Funds for CPA projects come from a 1% surcharge on property tax bills and from the Massachusetts Community Preservation Trust Fund. The trust fund matches revenues from the Town’s tax surcharge. The match for FY 2022 is currently around 30%. Brookline is already paying into the State’s PA Trust Fund through recording fees paid to Norfolk County. In 2020 Brookline filers paid $478,050 which went to fund CPA projects in other communities.
To date, CPA has been adopted by 186 communities. The proposal to make Brookline a CPA community was passed overwhelmingly by the Fall 2020 Town Meeting.
BrooklineCAN and the Senior Center will be holding an election forum for the 3 town-wide contested races on Tuesday, April 27 at 3:00 pm. Again, this year the forum will be conducted through Zoom. The annual Town election is scheduled for May 4. There are 5 candidates for Select Board, 2 candidates for the 1-year term on the School Committee and 2 candidates for Moderator.
The forum will be concerned with all Town issues but will pay special attention to concerns of older residents. Michael Allen of the Council on Aging staff will serve as moderator. If you have a question for the candidates, contact Michael in advance. firstname.lastname@example.org or 617-730-2754.
To watch the forum live on April 27th, use this link https://brooklineinteractive-org.zoom.us/webinar/register/WN_QD2RTMpvRKKoiCQkTfyLWw. Or you can watch live on a variety of platforms at: https://brooklineinteractive.org/live
The forum will be video recorded and will be available for viewing through the BrooklineCAN website or BIG. Town government is more important than ever this year. The Select Board plays a vital role. We urge you to learn about the candidates and vote early, preferably by mail.
Brookline’s age-friendly businesses go out of their way to be hospitable to everyone, particularly to older people. These businesses, which may post “age-friendly” decals, are found throughout Brookline’s shopping districts, including Brookline Village, Coolidge Corner, Washington Square, JFK Crossing, and St. Mary’s Station.
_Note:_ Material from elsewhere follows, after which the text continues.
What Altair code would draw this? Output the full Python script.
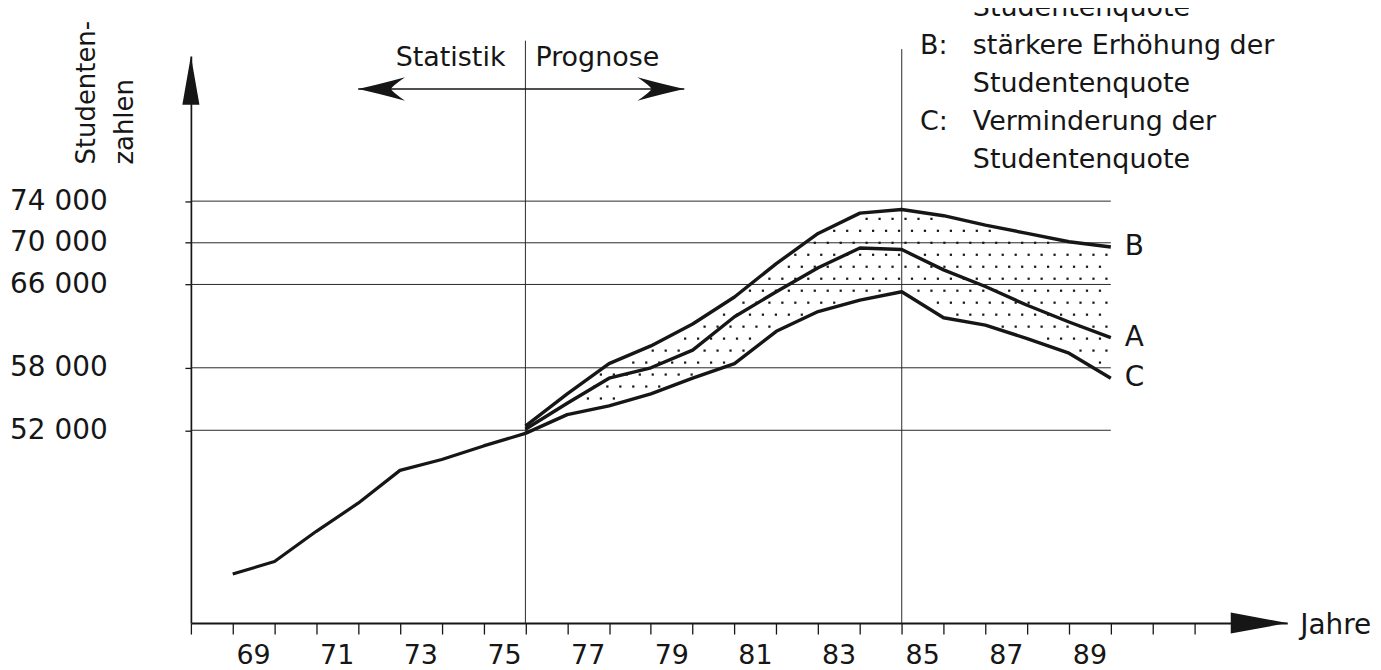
import altair as alt
import pandas as pd

# ---------------- data ----------------
hist_years = [69, 70, 71, 72, 73, 74, 75, 76]
hist_students = [38200, 39400, 42300, 45000, 48150, 49200, 50500, 51700]

prog_years = [76, 77, 78, 79, 80, 81, 82, 83, 84, 85, 86, 87, 88, 89, 90]
prog_B = [52400, 55500, 58400, 60100, 62200, 64800, 68000, 70900, 72850, 73200, 72600, 71700, 70900, 70100, 69600]
prog_A = [52100, 54600, 57000, 58000, 59700, 62900, 65300, 67600, 69500, 69350, 67400, 65800, 64000, 62400, 60900]
prog_C = [51700, 53500, 54350, 55500, 57000, 58400, 61500, 63400, 64500, 65300, 62800, 62100, 60800, 59400, 57000]

y_ticks = [52000, 58000, 66000, 70000, 74000]
x_tick_years = list(range(68, 93))
x_label_years = [69, 71, 73, 75, 77, 79, 81, 83, 85, 87, 89]
phase_years = [76, 85]
phase_texts = ["Statistik", "Prognose"]
y_title = ["Studenten-", "zahlen"]
x_title = "Jahre"
legend_keys = ["B:", "C:"]
legend_texts = ["Studentenquote", "stärkere Erhöhung der", "Studentenquote",
                "Verminderung der", "Studentenquote"]

# ---------------- styling / layout ----------------
FONT = "DejaVu Sans"
INK = "#161616"
X_DOM = [68, 94.22]
Y_DOM = [33490, 87940]
W, H = 1100, 569
ARROW_SPAN = [72.0, 79.8]
ARROW_Y = 84760
PHASE_TEXT_Y = 86990
VLINE_TOP = [89400, 88600]
LEG_TOP, LEG_LH = -40.3, 38.3

xs = alt.Scale(domain=X_DOM, nice=False, zero=False)
ys = alt.Scale(domain=Y_DOM, nice=False, zero=False)

x_axis = alt.Axis(
    values=x_tick_years, labels=False, tickSize=11, tickWidth=1.3, tickColor=INK,
    domainColor=INK, domainWidth=2, grid=False, title=None,
)
y_axis = alt.Axis(
    values=y_ticks,
    labelExpr="replace(format(datum.value, ','), ',', ' ')",
    tickSize=6, tickWidth=1.3, tickColor=INK,
    domainColor=INK, domainWidth=1.7, labelPadding=78,
    labelFont=FONT, labelFontSize=28, labelColor=INK,
    grid=False, title=None, labelOverlap=False, labelFlush=False,
)


def X(f):
    return alt.X(f, scale=xs, axis=x_axis)


def Y(f):
    return alt.Y(f, scale=ys, axis=y_axis)


hist_df = pd.DataFrame({"year": hist_years, "students": hist_students})
fan_df = pd.DataFrame({"year": prog_years, "B": prog_B, "A": prog_A, "C": prog_C})
fan_long = fan_df.melt(id_vars="year", var_name="series", value_name="students")

# x tick labels, centred in each year's interval
xl_df = pd.DataFrame({"year": x_label_years, "base": Y_DOM[0]})
x_labels = (
    alt.Chart(xl_df)
    .transform_calculate(mid="datum.year + 0.5")
    .mark_text(align="center", baseline="top", dy=20, font=FONT, fontSize=27, color=INK)
    .encode(x=X("mid:Q"), y=Y("base:Q"), text=alt.Text("year:Q", format="d"))
)

# horizontal reference lines
grid_df = pd.DataFrame({"v": y_ticks, "x0": X_DOM[0], "x1": prog_years[-1]})
grid = alt.Chart(grid_df).mark_rule(color="#2a2a2a", strokeWidth=1).encode(
    x=X("x0:Q"), x2="x1:Q", y=Y("v:Q"),
)

# vertical phase lines
vl_df = pd.DataFrame({"year": phase_years, "top": VLINE_TOP, "bottom": Y_DOM[0]})
vlines = alt.Chart(vl_df).mark_rule(color="#2a2a2a", strokeWidth=1).encode(
    x=X("year:Q"), y=Y("bottom:Q"), y2="top:Q",
)

# stippled band between B and C
NCOL, NROW = 46, 20
dots = (
    alt.Chart(alt.sequence(0, NCOL * NROW, as_="i"))
    .transform_calculate(col=f"datum.i % {NCOL}", row=f"floor(datum.i / {NCOL})")
    .transform_calculate(u="76.1 + datum.col * 0.31 + (datum.row % 2) * 0.155")
    .transform_calculate(v="51600 + datum.row * 1150")
    .transform_calculate(k="floor(datum.u)")
    .transform_calculate(k1="datum.k + 1")
    .transform_filter("datum.u < 90")
    .transform_lookup(lookup="k", from_=alt.LookupData(data=fan_df, key="year", fields=["B", "C"]), as_=["B0", "C0"])
    .transform_lookup(lookup="k1", from_=alt.LookupData(data=fan_df, key="year", fields=["B", "C"]), as_=["B1", "C1"])
    .transform_calculate(t="datum.u - datum.k")
    .transform_calculate(hi="datum.B0 + datum.t * (datum.B1 - datum.B0)")
    .transform_calculate(lo="datum.C0 + datum.t * (datum.C1 - datum.C0)")
    .transform_filter("datum.v < datum.hi - 380 && datum.v > datum.lo + 380")
    .mark_point(shape="square", size=5, filled=True, color=INK, opacity=1, strokeWidth=0)
    .encode(x=X("u:Q"), y=Y("v:Q"))
)

hist = alt.Chart(hist_df).mark_line(color=INK, strokeWidth=3.2, strokeJoin="round").encode(
    x=X("year:Q"), y=Y("students:Q"),
)

fan = alt.Chart(fan_long).mark_line(color=INK, strokeWidth=3.4, strokeJoin="round").encode(
    x=X("year:Q"), y=Y("students:Q"), detail="series:N",
)

end_labels = (
    alt.Chart(fan_long)
    .transform_filter(f"datum.year == {prog_years[-1]}")
    .mark_text(align="left", baseline="middle", dx=14, font=FONT, fontSize=28, color=INK)
    .encode(x=X("year:Q"), y=Y("students:Q"), text="series:N")
)

# axis arrowheads
one = pd.DataFrame({"x": [X_DOM[0]], "y": [Y_DOM[1]]})
y_arrow = alt.Chart(one).mark_point(
    shape="M0,0L0.35,2L-0.35,2Z", size=2401, filled=True, color=INK, opacity=1, strokeWidth=0
).encode(x=X("x:Q"), y=Y("y:Q"))

two = pd.DataFrame({"x": [X_DOM[1]], "y": [Y_DOM[0]]})
x_arrow = alt.Chart(two).mark_point(
    shape="M0,0L-2,-0.37L-2,0.37Z", size=3215, filled=True, color=INK, opacity=1, strokeWidth=0
).encode(x=X("x:Q"), y=Y("y:Q"))

jahre = alt.Chart(two.assign(t=x_title)).mark_text(
    align="left", baseline="middle", dx=13, dy=3, font=FONT, fontSize=28, color=INK
).encode(x=X("x:Q"), y=Y("y:Q"), text="t:N")

# Statistik / Prognose double arrow
arr_df = pd.DataFrame({"x0": [ARROW_SPAN[0]], "x1": [ARROW_SPAN[1]], "y": [ARROW_Y]})
arr_line = alt.Chart(arr_df).mark_rule(color=INK, strokeWidth=1.5).encode(
    x=X("x0:Q"), x2="x1:Q", y=Y("y:Q")
)
right_head = alt.Chart(arr_df).mark_point(
    shape="M0,0Q-0.9,-0.2,-2,-0.5Q-1.45,-0.12,-1.4,0Q-1.45,0.12,-2,0.5Q-0.9,0.2,0,0Z",
    size=2209, filled=True, color=INK, opacity=1, strokeWidth=0,
).encode(x=X("x1:Q"), y=Y("y:Q"))
left_head = alt.Chart(arr_df).mark_point(
    shape="M0,0Q0.9,-0.2,2,-0.5Q1.45,-0.12,1.4,0Q1.45,0.12,2,0.5Q0.9,0.2,0,0Z",
    size=2209, filled=True, color=INK, opacity=1, strokeWidth=0,
).encode(x=X("x0:Q"), y=Y("y:Q"))

ph_df = pd.DataFrame({"x": [phase_years[0]], "y": [PHASE_TEXT_Y]})
stat_txt = alt.Chart(ph_df.assign(t=phase_texts[0])).mark_text(
    align="right", baseline="alphabetic", dx=-20, font=FONT, fontSize=27, color=INK
).encode(x=X("x:Q"), y=Y("y:Q"), text="t:N")
prog_txt = alt.Chart(ph_df.assign(t=phase_texts[1])).mark_text(
    align="left", baseline="alphabetic", dx=10, font=FONT, fontSize=27, color=INK
).encode(x=X("x:Q"), y=Y("y:Q"), text="t:N")

# y title (rotated, two lines)
dummy = pd.DataFrame({"a": [0]})
ytitle = alt.Chart(dummy).mark_text(
    text=y_title, angle=270, align="left", baseline="alphabetic", lineHeight=38,
    font=FONT, fontSize=26, color=INK,
).encode(x=alt.value(-96.5), y=alt.value(109))

# legend block (top right)
key_b = alt.Chart(dummy).mark_text(
    text=legend_keys[0], align="left", baseline="alphabetic",
    font=FONT, fontSize=27, color=INK,
).encode(x=alt.value(731.5), y=alt.value(LEG_TOP + LEG_LH))
key_c = alt.Chart(dummy).mark_text(
    text=legend_keys[1], align="left", baseline="alphabetic",
    font=FONT, fontSize=27, color=INK,
).encode(x=alt.value(731.5), y=alt.value(LEG_TOP + 3 * LEG_LH))
leg_txt = alt.Chart(dummy).mark_text(
    text=legend_texts, align="left", baseline="alphabetic", lineHeight=LEG_LH,
    font=FONT, fontSize=27, color=INK,
).encode(x=alt.value(784.5), y=alt.value(LEG_TOP))

chart = (
    alt.layer(grid, vlines, dots, hist, fan, end_labels, x_labels, y_arrow, x_arrow, jahre,
              arr_line, right_head, left_head, stat_txt, prog_txt, ytitle, key_b, key_c, leg_txt)
    .properties(
        width=W, height=H,
        autosize=alt.AutoSizeParams(type="none"),
        padding={"left": 183.5, "top": 47, "right": 86, "bottom": 50},
        background="white",
    )
    .configure_view(stroke=None)
)

chart.save("out.html", embed_options={"renderer": "svg", "actions": False})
BrooklineCAN and the Brookline Council on Aging launched the age-friendly business project in 2018. These businesses provide age-friendly services such as shopping by phone or on-line, offering discounts or employment opportunities for older adults, and providing safety features, such as clearly marked steps. These services and other features of an age-friendly business are also helpful for customers of all ages!
During this past “Covid” year, BrooklineCAN has recognized a dozen of these age-friendly businesses, including Kurkman’s Market, Coolidge Corner Theatre, Eureka Puzzles, Olive Connection, Brookline Booksmith, and Serenade Chocolatier through profiles that have appeared online at https://brooklinecan.org/afb-profiles.html, Brookline Patch, BrooklineHub.com, Brookline Interactive Group (B.I.G.), and in publications, such as the Brookline TAB.
If you wish to recognize a Brookline business that is age-friendly, please contact Elenore Parker at email@example.com or 617-383-5520.
Join a group of friendly people who like to sing together, on most Mondays at 4:00 pm for about 45 minutes. The group sings mostly folk songs, and individual members take turns leading the singing. The lyrics are provided, and you are muted, so you can sing along with zest. If you wish to join on Zoom, please contact Judy Chasin at firstname.lastname@example.org for more information on upcoming dates and on how to connect. Letʹs all sing together yet apart!!
The Brookline Public Library recently announced that more newspaper titles have been added to our online collection. You can now explore fully searchable digitized editions of The Brookline Press (1903-1913), The Brookline Townsman (1913-1919), The Suburban (1899-1901), Brookline News (1886-1888), The Brookline Tribune (1932), The Brookline Journal News (1932), The Brookline News (1931-1932), and The Brookline Independent (1873).